- BRIEF
Filter this data down to the lines that hold "recreates", and copy them.

- SUPPLIED RECORDS
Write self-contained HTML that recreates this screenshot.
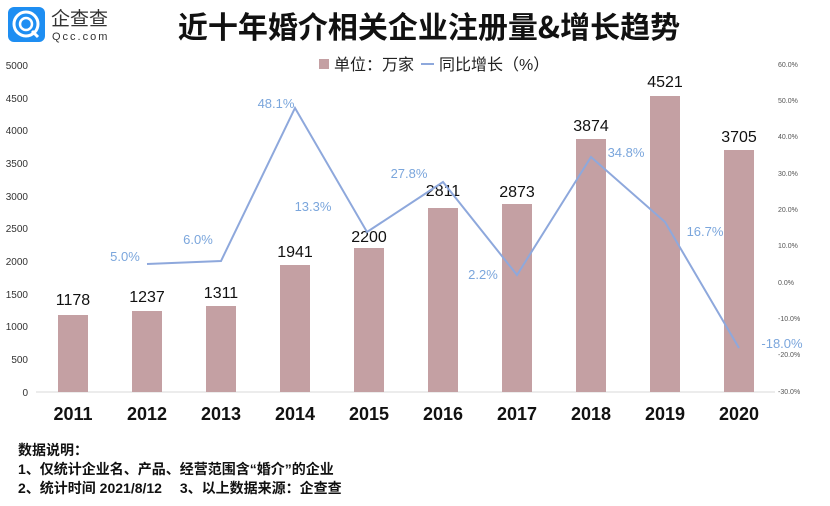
<!DOCTYPE html>
<html><head><meta charset="utf-8"><style>
html,body{margin:0;padding:0;background:#fff;}
svg{display:block;font-family:"Liberation Sans","Noto Sans CJK SC",sans-serif;}
</style></head><body>
<svg width="830" height="506" viewBox="0 0 830 506" xmlns="http://www.w3.org/2000/svg">
<rect width="830" height="506" fill="#fff"/>
<!-- logo -->
<rect x="8" y="7" width="37" height="35" rx="6" fill="#1e8ef2"/>
<circle cx="26" cy="24" r="12" fill="none" stroke="#fff" stroke-width="3"/>
<circle cx="26" cy="24" r="6" fill="none" stroke="#fff" stroke-width="2.5"/>
<line x1="32" y1="31" x2="38" y2="37" stroke="#fff" stroke-width="3"/>
<text x="51" y="25" font-size="19" fill="#333">企查查</text>
<text x="52" y="40" font-size="11" fill="#333" letter-spacing="2">Qcc.com</text>
<!-- title -->
<text x="429" y="38" font-size="30" font-weight="bold" text-anchor="middle" fill="#111" font-family="'Noto Sans CJK SC',sans-serif">近十年婚介相关企业注册量&amp;增长趋势</text>
<!-- legend -->
<rect x="319" y="59" width="10" height="10" fill="#c4a0a3"/>
<text x="334" y="70" font-size="16" fill="#222">单位：万家</text>
<line x1="421" y1="64" x2="434" y2="64" stroke="#8ea8dc" stroke-width="2"/>
<text x="439" y="70" font-size="16" fill="#222">同比增长（%）</text>
<!-- left axis -->
<g font-size="10" fill="#333" text-anchor="end">
<text x="28" y="69">5000</text><text x="28" y="102">4500</text><text x="28" y="134">4000</text>
<text x="28" y="167">3500</text><text x="28" y="200">3000</text><text x="28" y="232">2500</text>
<text x="28" y="265">2000</text><text x="28" y="298">1500</text><text x="28" y="330">1000</text>
<text x="28" y="363">500</text><text x="28" y="396">0</text>
</g>
<!-- right axis -->
<g font-size="7" fill="#555" text-anchor="start">
<text x="778" y="67">60.0%</text><text x="778" y="103">50.0%</text><text x="778" y="139">40.0%</text>
<text x="778" y="176">30.0%</text><text x="778" y="212">20.0%</text><text x="778" y="248">10.0%</text>
<text x="778" y="285">0.0%</text><text x="778" y="321">-10.0%</text><text x="778" y="357">-20.0%</text>
<text x="778" y="394">-30.0%</text>
</g>
<line x1="36" y1="392" x2="775" y2="392" stroke="#d9d9d9" stroke-width="1"/>
<!-- bars -->
<g fill="#c4a0a3">
<rect x="58" y="315" width="30" height="77"/>
<rect x="132" y="311" width="30" height="81"/>
<rect x="206" y="306" width="30" height="86"/>
<rect x="280" y="265" width="30" height="127"/>
<rect x="354" y="248" width="30" height="144"/>
<rect x="428" y="208" width="30" height="184"/>
<rect x="502" y="204" width="30" height="188"/>
<rect x="576" y="139" width="30" height="253"/>
<rect x="650" y="96" width="30" height="296"/>
<rect x="724" y="150" width="30" height="242"/>
</g>
<g font-size="16" fill="#111" text-anchor="middle">
<text x="73" y="305">1178</text><text x="147" y="302">1237</text><text x="221" y="298">1311</text>
<text x="295" y="257">1941</text><text x="369" y="242">2200</text><text x="443" y="196">2811</text>
<text x="517" y="197">2873</text><text x="591" y="131">3874</text><text x="665" y="87">4521</text>
<text x="739" y="142">3705</text>
</g>
<!-- line -->
<polyline points="147,264 221,261 295,108 367,232 443,182 517,275 591,157 665,222 739,348" fill="none" stroke="#8ea8dc" stroke-width="2"/>
<g font-size="13" fill="#7ba6dc" text-anchor="middle">
<text x="125" y="261">5.0%</text><text x="198" y="244">6.0%</text><text x="276" y="108">48.1%</text>
<text x="313" y="211">13.3%</text><text x="409" y="178">27.8%</text><text x="483" y="279">2.2%</text>
<text x="626" y="157">34.8%</text><text x="705" y="236">16.7%</text><text x="782" y="348">-18.0%</text>
</g>
<!-- x labels -->
<g font-size="18" font-weight="bold" fill="#111" text-anchor="middle">
<text x="73" y="420">2011</text><text x="147" y="420">2012</text><text x="221" y="420">2013</text>
<text x="295" y="420">2014</text><text x="369" y="420">2015</text><text x="443" y="420">2016</text>
<text x="517" y="420">2017</text><text x="591" y="420">2018</text><text x="665" y="420">2019</text>
<text x="739" y="420">2020</text>
</g>
<!-- notes -->
<g font-size="14" fill="#111" font-weight="bold">
<text x="18" y="455">数据说明：</text>
<text x="18" y="474">1、仅统计企业名、产品、经营范围含“婚介”的企业</text>
<text x="18" y="493">2、统计时间 2021/8/12　 3、以上数据来源：企查查</text>
</g>
</svg>
</body></html>
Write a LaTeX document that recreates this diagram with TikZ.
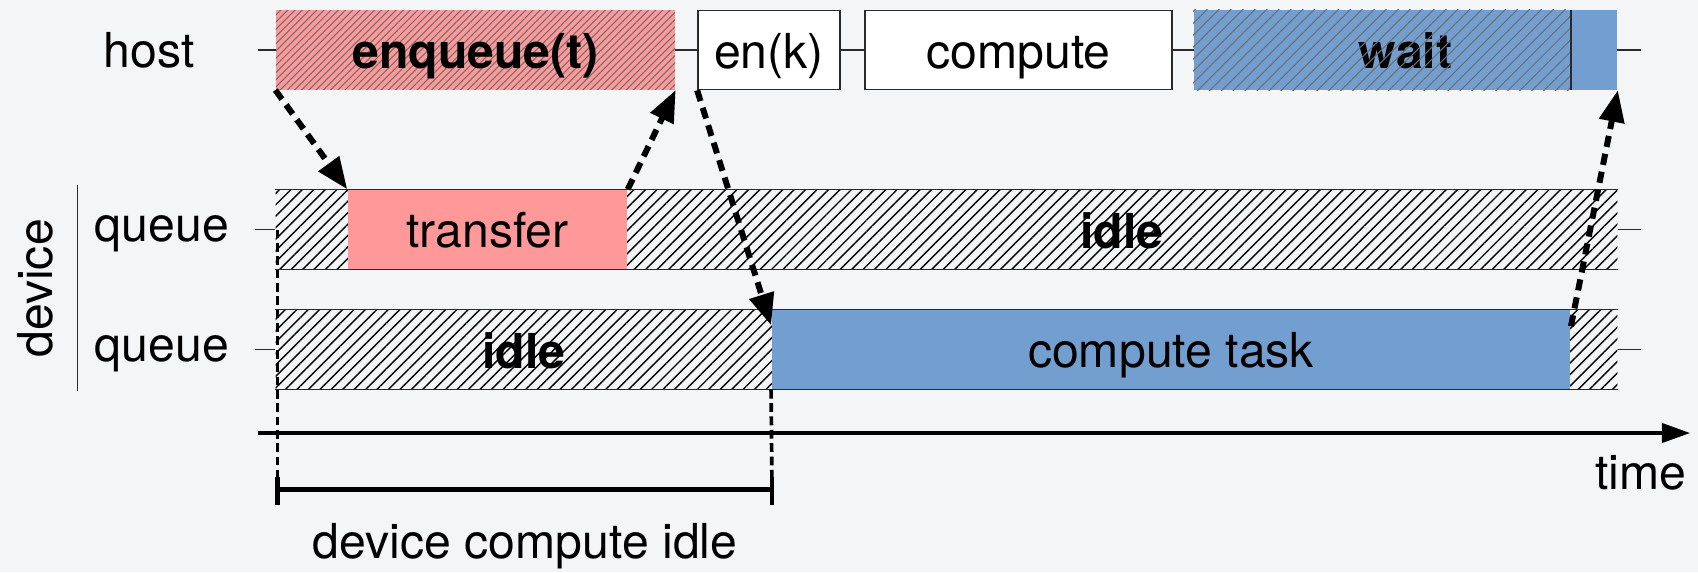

- OUTPUT OF THE TASK
Write self-contained HTML that recreates this screenshot.
Write a LaTeX document that recreates this diagram with TikZ.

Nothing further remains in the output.